● EXERCISE PROMPT: Copy exactly the lines that run from the top of the listing to the line containing "ulirg_lines = [11.32, 11.46, 11.87, 12.89]", both ends included, and omit the pictures.

● RECORD LIST:
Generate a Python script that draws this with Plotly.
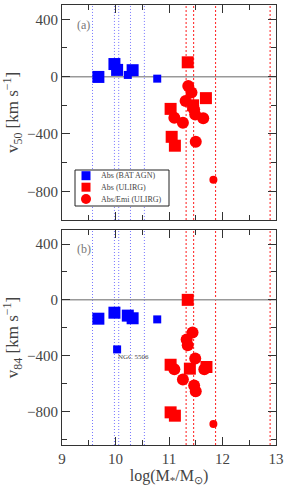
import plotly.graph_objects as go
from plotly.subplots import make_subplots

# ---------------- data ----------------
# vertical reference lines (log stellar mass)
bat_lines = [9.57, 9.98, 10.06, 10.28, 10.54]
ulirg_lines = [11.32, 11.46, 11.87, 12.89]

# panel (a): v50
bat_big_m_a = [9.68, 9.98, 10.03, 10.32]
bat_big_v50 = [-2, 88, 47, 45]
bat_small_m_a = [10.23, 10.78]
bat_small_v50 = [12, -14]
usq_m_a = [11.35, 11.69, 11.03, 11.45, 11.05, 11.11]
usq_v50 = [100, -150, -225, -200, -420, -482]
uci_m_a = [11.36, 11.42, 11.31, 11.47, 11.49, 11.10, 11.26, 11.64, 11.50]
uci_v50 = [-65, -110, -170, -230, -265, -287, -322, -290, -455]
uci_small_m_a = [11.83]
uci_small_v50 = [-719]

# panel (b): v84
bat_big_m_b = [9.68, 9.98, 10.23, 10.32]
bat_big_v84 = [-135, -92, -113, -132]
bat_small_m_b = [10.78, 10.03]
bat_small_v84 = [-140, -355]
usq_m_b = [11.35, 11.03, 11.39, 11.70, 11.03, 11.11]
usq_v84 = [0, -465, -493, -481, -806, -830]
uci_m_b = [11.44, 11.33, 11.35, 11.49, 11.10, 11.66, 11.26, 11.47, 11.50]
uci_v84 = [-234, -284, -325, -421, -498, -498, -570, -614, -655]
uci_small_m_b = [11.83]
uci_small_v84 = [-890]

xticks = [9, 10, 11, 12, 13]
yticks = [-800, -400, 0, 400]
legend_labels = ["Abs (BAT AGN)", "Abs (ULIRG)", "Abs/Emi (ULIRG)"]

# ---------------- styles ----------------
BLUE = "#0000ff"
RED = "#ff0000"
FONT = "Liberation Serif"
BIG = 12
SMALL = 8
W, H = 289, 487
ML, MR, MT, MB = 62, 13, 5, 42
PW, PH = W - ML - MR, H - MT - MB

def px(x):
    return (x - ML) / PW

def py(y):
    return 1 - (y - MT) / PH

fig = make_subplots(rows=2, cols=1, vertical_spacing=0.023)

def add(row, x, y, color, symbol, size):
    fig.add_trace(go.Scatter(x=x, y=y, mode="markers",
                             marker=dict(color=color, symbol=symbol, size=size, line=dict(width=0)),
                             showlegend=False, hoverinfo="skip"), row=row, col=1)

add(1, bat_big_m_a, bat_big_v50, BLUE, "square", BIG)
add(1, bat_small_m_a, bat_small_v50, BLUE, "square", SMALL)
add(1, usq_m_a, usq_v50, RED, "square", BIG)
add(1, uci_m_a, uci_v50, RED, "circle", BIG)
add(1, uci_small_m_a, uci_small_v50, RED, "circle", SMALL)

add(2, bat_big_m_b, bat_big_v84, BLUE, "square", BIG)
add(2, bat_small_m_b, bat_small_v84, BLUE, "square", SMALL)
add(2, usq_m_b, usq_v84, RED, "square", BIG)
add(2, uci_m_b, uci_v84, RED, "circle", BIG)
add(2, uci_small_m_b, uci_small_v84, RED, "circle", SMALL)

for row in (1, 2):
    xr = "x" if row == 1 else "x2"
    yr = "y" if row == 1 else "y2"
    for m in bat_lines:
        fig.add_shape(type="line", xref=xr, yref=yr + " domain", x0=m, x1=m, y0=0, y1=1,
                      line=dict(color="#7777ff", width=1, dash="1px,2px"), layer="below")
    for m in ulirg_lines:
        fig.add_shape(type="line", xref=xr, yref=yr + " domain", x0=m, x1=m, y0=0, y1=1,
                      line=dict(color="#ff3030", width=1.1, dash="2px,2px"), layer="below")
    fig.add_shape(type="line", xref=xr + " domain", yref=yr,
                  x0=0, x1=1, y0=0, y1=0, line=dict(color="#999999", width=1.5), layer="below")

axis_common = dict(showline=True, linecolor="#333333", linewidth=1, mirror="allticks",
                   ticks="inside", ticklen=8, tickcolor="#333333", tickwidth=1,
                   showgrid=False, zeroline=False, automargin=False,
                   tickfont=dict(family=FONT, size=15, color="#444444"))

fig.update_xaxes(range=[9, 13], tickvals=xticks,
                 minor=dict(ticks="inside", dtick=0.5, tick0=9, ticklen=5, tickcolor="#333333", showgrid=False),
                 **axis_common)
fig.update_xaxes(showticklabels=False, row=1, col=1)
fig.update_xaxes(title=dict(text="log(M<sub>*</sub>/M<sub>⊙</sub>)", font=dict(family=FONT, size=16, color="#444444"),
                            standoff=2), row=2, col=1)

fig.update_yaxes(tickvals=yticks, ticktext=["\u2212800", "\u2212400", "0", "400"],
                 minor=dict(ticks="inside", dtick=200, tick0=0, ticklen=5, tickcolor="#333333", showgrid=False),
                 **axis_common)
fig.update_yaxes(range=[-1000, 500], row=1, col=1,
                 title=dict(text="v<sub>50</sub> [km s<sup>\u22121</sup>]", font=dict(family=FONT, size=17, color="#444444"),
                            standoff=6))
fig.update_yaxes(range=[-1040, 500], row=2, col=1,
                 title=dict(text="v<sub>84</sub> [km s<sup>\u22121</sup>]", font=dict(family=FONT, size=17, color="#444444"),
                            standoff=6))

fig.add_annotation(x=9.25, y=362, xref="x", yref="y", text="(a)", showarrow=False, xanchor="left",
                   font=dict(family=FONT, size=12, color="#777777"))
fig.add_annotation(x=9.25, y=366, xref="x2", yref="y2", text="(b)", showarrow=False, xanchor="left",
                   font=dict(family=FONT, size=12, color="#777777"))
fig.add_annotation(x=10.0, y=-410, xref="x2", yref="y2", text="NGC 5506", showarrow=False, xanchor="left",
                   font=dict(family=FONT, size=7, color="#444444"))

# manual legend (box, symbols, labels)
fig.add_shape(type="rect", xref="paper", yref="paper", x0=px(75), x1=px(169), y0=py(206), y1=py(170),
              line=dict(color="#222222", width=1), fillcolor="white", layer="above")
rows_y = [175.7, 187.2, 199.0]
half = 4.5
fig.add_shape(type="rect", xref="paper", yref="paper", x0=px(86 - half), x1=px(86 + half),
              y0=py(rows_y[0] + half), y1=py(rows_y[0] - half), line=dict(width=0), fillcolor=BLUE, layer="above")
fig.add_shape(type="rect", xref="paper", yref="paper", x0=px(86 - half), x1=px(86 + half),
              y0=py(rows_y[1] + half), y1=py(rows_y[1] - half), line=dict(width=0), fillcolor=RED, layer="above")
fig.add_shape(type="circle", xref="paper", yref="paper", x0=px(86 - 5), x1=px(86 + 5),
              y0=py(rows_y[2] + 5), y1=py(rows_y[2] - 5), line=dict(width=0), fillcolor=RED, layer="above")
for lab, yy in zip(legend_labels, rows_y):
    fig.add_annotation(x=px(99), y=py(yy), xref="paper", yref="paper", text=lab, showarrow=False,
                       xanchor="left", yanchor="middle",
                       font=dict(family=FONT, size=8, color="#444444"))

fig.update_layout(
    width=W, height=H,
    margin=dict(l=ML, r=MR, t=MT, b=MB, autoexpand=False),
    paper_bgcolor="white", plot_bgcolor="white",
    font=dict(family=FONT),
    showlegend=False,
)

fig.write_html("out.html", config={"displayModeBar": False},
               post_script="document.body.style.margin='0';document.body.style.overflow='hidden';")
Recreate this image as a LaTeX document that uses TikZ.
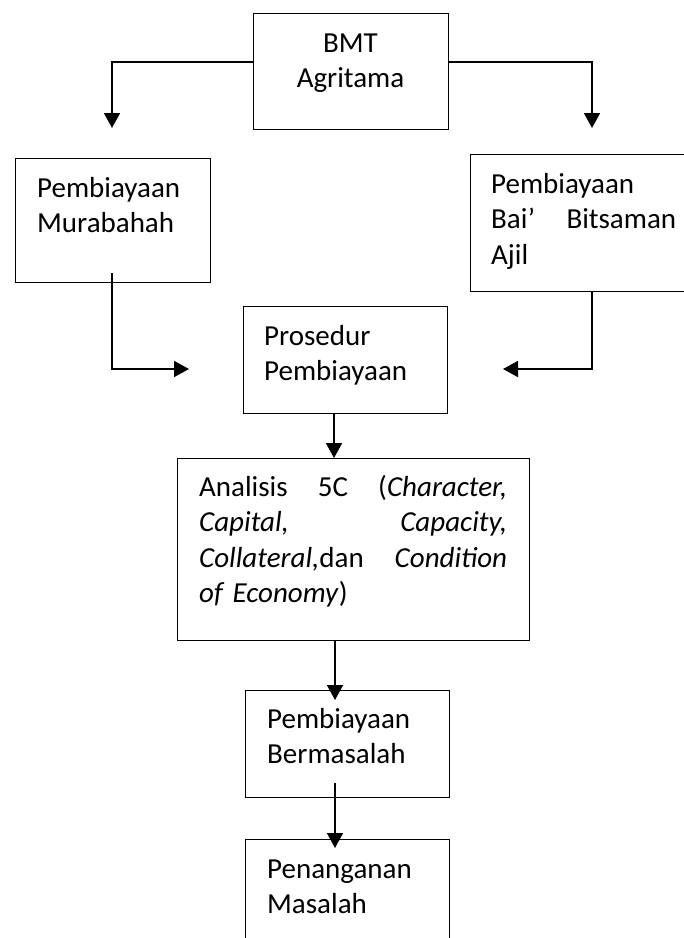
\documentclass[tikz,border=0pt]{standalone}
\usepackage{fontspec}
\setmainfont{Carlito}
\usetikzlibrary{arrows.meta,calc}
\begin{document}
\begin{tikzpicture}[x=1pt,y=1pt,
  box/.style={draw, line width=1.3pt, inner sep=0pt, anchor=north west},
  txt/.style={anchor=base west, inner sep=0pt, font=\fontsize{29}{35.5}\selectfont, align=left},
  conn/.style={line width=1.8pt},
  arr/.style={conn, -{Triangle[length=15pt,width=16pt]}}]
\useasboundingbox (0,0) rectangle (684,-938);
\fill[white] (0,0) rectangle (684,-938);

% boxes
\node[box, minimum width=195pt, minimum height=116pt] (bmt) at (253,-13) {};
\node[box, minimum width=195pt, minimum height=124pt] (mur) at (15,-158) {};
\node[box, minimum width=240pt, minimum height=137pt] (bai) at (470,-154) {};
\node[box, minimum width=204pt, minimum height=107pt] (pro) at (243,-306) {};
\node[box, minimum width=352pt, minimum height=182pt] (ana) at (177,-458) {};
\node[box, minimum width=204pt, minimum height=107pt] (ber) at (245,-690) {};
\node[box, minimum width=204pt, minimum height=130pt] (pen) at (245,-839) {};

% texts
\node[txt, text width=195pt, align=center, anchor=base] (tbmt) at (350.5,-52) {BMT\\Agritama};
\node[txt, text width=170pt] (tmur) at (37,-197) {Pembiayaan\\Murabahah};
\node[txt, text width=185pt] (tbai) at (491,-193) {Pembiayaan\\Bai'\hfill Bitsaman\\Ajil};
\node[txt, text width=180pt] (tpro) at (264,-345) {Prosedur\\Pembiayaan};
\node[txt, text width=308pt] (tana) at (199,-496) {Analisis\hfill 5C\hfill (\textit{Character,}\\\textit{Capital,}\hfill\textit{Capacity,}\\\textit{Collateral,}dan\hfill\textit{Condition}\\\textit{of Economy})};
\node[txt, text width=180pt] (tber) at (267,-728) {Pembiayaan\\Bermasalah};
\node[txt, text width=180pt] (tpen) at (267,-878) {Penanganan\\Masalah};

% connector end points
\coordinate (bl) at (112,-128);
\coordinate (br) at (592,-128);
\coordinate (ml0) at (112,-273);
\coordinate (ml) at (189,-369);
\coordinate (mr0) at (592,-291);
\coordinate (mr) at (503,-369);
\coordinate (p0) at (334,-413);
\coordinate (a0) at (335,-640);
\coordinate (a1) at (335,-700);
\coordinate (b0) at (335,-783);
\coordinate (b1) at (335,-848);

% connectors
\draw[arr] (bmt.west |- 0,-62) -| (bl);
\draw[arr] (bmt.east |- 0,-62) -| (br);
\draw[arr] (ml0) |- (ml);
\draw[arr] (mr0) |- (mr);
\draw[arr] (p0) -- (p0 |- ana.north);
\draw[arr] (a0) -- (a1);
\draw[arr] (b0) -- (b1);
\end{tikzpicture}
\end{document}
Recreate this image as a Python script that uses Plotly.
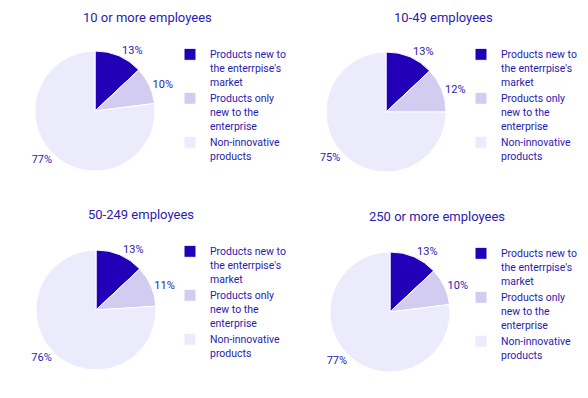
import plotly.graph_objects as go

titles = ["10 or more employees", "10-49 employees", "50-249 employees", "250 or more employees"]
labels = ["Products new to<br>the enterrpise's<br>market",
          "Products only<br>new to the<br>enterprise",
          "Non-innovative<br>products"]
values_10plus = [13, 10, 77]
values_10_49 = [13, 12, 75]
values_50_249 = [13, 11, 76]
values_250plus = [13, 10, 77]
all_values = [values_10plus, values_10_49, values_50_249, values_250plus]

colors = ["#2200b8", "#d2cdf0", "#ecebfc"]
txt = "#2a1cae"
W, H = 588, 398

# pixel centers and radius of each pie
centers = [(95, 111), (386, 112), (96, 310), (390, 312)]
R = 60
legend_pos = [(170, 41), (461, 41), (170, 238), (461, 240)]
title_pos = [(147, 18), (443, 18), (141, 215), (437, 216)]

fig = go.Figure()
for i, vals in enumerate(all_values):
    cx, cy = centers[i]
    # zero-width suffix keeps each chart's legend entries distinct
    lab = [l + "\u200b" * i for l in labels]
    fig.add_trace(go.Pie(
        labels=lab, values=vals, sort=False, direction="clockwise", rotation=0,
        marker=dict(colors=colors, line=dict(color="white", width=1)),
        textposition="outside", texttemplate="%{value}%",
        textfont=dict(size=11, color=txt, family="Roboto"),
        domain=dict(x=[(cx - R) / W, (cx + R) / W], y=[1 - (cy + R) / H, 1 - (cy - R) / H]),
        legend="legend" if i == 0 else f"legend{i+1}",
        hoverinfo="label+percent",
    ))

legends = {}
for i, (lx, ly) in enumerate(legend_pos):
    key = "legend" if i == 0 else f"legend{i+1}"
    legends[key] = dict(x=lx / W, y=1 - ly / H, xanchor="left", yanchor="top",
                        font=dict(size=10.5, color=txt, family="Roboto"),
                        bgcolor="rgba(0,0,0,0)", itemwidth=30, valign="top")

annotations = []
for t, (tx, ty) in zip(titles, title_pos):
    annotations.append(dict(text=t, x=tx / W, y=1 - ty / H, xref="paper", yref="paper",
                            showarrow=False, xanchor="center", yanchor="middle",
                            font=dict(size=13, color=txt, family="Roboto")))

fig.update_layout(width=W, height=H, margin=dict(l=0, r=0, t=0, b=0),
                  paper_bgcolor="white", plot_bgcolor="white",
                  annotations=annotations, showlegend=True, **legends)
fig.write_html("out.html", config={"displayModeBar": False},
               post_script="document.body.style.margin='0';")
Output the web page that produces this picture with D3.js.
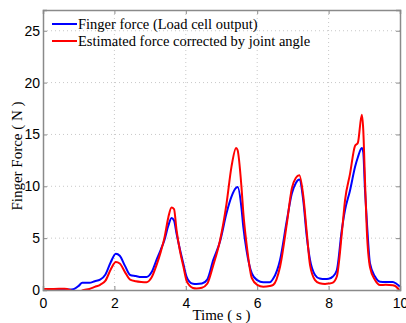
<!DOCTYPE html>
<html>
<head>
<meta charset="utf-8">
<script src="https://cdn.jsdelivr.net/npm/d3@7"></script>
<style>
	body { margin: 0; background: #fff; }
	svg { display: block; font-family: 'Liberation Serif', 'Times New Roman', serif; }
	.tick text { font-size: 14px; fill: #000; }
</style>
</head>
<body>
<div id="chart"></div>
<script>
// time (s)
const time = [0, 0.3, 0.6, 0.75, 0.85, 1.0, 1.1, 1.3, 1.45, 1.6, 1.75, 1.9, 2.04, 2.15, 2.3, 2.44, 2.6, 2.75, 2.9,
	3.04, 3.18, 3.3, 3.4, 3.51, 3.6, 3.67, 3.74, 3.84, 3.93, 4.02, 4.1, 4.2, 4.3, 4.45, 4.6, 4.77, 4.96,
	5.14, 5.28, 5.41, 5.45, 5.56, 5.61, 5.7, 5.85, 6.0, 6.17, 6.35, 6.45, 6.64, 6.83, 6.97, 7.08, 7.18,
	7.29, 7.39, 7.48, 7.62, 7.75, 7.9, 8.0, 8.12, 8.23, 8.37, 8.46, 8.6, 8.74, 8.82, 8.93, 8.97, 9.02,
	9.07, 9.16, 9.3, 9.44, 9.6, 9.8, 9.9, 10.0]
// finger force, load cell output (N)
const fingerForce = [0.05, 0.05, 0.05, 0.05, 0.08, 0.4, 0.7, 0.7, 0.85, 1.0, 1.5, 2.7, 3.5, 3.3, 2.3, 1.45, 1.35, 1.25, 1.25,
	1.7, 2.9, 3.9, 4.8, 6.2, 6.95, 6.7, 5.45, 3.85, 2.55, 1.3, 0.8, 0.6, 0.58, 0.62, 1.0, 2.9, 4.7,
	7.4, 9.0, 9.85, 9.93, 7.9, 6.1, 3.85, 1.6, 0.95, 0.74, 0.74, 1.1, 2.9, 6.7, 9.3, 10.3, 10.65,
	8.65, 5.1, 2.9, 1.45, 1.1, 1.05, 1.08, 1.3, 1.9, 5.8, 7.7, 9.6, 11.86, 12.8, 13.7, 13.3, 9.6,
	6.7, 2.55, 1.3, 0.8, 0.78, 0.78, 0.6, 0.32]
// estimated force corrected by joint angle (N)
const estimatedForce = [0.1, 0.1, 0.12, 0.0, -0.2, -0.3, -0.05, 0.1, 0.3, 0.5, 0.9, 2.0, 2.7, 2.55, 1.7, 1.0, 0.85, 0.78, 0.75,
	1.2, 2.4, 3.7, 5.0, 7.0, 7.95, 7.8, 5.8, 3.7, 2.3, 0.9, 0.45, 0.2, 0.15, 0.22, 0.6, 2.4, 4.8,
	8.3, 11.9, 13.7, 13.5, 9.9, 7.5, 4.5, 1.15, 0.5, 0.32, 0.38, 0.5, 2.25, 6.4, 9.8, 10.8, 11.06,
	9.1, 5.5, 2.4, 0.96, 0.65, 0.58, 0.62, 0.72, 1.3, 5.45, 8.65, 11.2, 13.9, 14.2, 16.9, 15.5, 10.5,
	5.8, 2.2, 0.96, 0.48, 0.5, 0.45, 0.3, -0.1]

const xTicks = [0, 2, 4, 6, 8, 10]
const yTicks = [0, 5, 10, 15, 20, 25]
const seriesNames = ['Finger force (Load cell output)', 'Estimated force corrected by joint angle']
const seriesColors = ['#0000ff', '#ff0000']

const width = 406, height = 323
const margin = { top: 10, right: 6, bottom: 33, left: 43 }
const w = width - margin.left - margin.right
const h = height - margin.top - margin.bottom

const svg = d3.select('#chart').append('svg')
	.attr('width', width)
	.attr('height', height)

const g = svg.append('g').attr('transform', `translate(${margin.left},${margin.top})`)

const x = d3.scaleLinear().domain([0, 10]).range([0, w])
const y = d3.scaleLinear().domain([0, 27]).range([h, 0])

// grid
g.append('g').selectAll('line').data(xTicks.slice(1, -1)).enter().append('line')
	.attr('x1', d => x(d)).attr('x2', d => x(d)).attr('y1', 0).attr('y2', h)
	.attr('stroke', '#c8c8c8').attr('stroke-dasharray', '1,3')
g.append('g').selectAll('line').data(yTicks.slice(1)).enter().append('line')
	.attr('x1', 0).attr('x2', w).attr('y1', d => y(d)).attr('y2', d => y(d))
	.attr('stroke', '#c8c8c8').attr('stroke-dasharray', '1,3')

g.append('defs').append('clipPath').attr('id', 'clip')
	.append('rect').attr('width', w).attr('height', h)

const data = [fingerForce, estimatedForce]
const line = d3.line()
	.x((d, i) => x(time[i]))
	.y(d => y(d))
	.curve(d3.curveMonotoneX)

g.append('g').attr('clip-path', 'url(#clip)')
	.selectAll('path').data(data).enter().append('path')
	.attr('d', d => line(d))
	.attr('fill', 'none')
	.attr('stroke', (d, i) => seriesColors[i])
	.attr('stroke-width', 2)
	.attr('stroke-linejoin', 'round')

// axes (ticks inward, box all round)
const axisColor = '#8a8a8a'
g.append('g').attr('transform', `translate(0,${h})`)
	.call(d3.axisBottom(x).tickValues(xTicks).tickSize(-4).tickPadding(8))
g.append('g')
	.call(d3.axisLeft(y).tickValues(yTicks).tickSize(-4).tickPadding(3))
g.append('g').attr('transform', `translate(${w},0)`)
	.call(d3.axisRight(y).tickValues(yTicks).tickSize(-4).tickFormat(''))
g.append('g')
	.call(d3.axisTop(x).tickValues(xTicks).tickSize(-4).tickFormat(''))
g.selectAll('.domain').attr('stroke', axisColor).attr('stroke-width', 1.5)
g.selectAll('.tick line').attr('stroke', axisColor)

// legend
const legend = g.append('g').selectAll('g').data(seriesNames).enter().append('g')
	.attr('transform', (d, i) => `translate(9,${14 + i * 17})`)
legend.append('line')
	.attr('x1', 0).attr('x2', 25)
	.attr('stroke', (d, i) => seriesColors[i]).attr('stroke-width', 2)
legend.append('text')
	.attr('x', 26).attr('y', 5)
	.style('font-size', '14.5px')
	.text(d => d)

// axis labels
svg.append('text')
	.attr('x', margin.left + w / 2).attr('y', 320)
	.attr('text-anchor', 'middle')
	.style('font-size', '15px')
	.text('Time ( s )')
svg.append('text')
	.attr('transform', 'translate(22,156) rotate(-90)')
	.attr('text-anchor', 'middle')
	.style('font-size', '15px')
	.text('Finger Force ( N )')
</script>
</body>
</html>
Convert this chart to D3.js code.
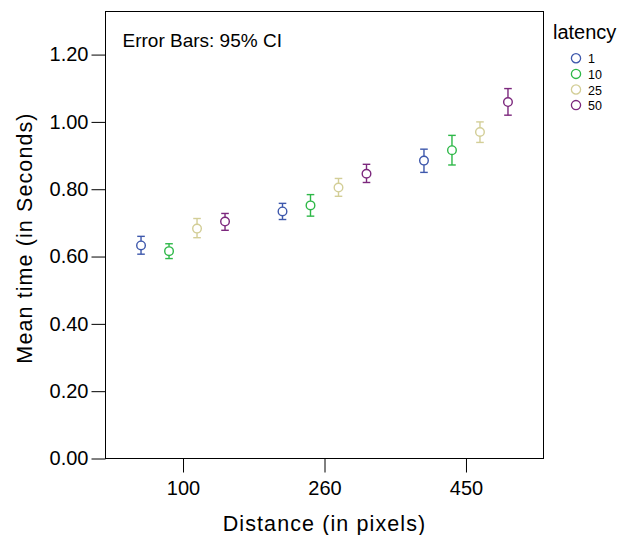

● ANSWER TO THIS EXERCISE:
Generate a Python script that draws this with Plotly.
import plotly.graph_objects as go
from plotly.subplots import make_subplots

# ---------------- data ----------------
# vertical reference lines (log stellar mass)
bat_lines = [9.57, 9.98, 10.06, 10.28, 10.54]
ulirg_lines = [11.32, 11.46, 11.87, 12.89]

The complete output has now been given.